Uitspraak
20.2930 PW-PV
mr. H. Biemond.
Centrale Raad van Beroep
In deze zaak heeft de Centrale Raad van Beroep op 10 mei 2022 uitspraak gedaan in hoger beroep tegen de afwijzing van een aanvraag om bijzondere bijstand door het college van burgemeester en wethouders van Rotterdam. De aanvraag was ingediend op 2 oktober 2019 en betrof kosten voor twee nota's van een energiemaatschappij, die dateren van respectievelijk 18 oktober 2018 en 22 maart 2019. De appellante stelde dat zij vanwege medische redenen haar woning extra moest verwarmen en vroeg om bijstand voor de kosten die zij had gemaakt. Het college heeft de aanvraag afgewezen, met als argument dat de kosten waarvoor bijstand werd aangevraagd, waren opgekomen vóór de datum van de aanvraag. De rechtbank Rotterdam had eerder de afwijzing van de aanvraag vernietigd, maar de rechtsgevolgen in stand gelaten, wat leidde tot het hoger beroep.

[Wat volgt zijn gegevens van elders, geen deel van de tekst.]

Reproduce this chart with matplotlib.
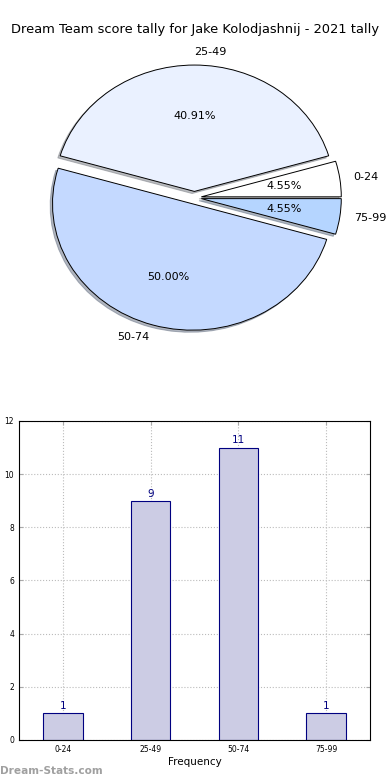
import numpy as np
import matplotlib
matplotlib.use("Agg")
import matplotlib.pyplot as plt

TITLE = "Dream Team score tally for Jake Kolodjashnij - 2021 tally"
categories = ["0-24", "25-49", "50-74", "75-99"]
counts = [1, 9, 11, 1]
pie_colors = ["#ffffff", "#eaf1ff", "#c4d9ff", "#b5d5ff"]
yticks = [0, 2, 4, 6, 8, 10, 12]

fig = plt.figure(figsize=(3.9, 7.8), dpi=100)
fig.text(0.5, 1 - 30 / 780, TITLE, ha="center", va="center", fontsize=9.4)

# pie
ax1 = fig.add_axes([0.05, 0.544, 0.897, 0.405])
wedges, texts, autotexts = ax1.pie(
    counts, labels=categories, colors=pie_colors, autopct="%.2f%%",
    explode=[0.05] * len(counts),
    shadow={"ox": -0.012, "oy": -0.012, "shade": 0.5}, startangle=0,
    wedgeprops={"edgecolor": "black", "linewidth": 0.7},
    textprops={"fontsize": 8},
)
# old-style label alignment: left of centre line -> right aligned
for t in texts:
    t.set_ha("right" if t.get_position()[0] < -1e-6 else "left")
ax1.set_aspect("auto")
ax1.set_xlim(-1.25, 1.25)
ax1.set_ylim(-1.25, 1.25)

# bar
ax2 = fig.add_axes([0.0487, 0.0513, 0.9, 0.409])
x = np.arange(len(categories))
bars = ax2.bar(x, counts, width=0.45, color="#cccce4",
               edgecolor="#000080", linewidth=0.8, zorder=2)
for xi, c in zip(x, counts):
    ax2.text(xi, c + 0.08, str(c), ha="center", va="bottom",
             fontsize=7.5, color="#000080")
ax2.set_xlim(-0.5, 3.5)
ax2.set_ylim(0, 12)
ax2.set_xticks(x)
ax2.set_xticklabels(categories)
ax2.set_yticks(yticks)
ax2.tick_params(labelsize=5.5, direction="in", top=True, right=True,
                length=3, color="#aaaaaa")
ax2.grid(True, linestyle=":", color="#bbbbbb", linewidth=0.8, zorder=0)
ax2.set_axisbelow(True)
ax2.set_xlabel("Frequency", fontsize=7.5, labelpad=2)
for s in ax2.spines.values():
    s.set_linewidth(0.8)

# y label sits mostly off the left edge, as in the source image
fig.text(-0.012, 0.37, "Score Count", rotation=90, ha="center", va="center",
         fontsize=7)
fig.text(0.0, 1 - 771 / 780, "Dream-Stats.com", ha="left", va="center",
         fontsize=7.6, color="#a0a0a0", fontweight="bold")

fig.savefig("out.png", dpi=100)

De Centrale Raad van Beroep bevestigde de uitspraak van de rechtbank en oordeelde dat er geen bijzondere omstandigheden waren die rechtvaardigden dat er van het beleid werd afgeweken. Het beleid van het college, dat voorschrijft dat nota's niet ouder dan drie maanden mogen zijn op het moment van aanvraag, was consistent toegepast. De Raad benadrukte dat het de verantwoordelijkheid van de appellante was om tijdig een aanvraag in te dienen en dat het college niet verplicht was om haar te informeren over de termijn. De Raad concludeerde dat de appellante niet had aangetoond dat er toezeggingen of uitlatingen waren gedaan door het college die haar in de veronderstelling hadden kunnen brengen dat de leeftijd van de nota's niet relevant was. Het beroep op het vertrouwensbeginsel werd dan ook afgewezen. De uitspraak bevestigde dat de afwijzing van de aanvraag om bijzondere bijstand in stand blijft.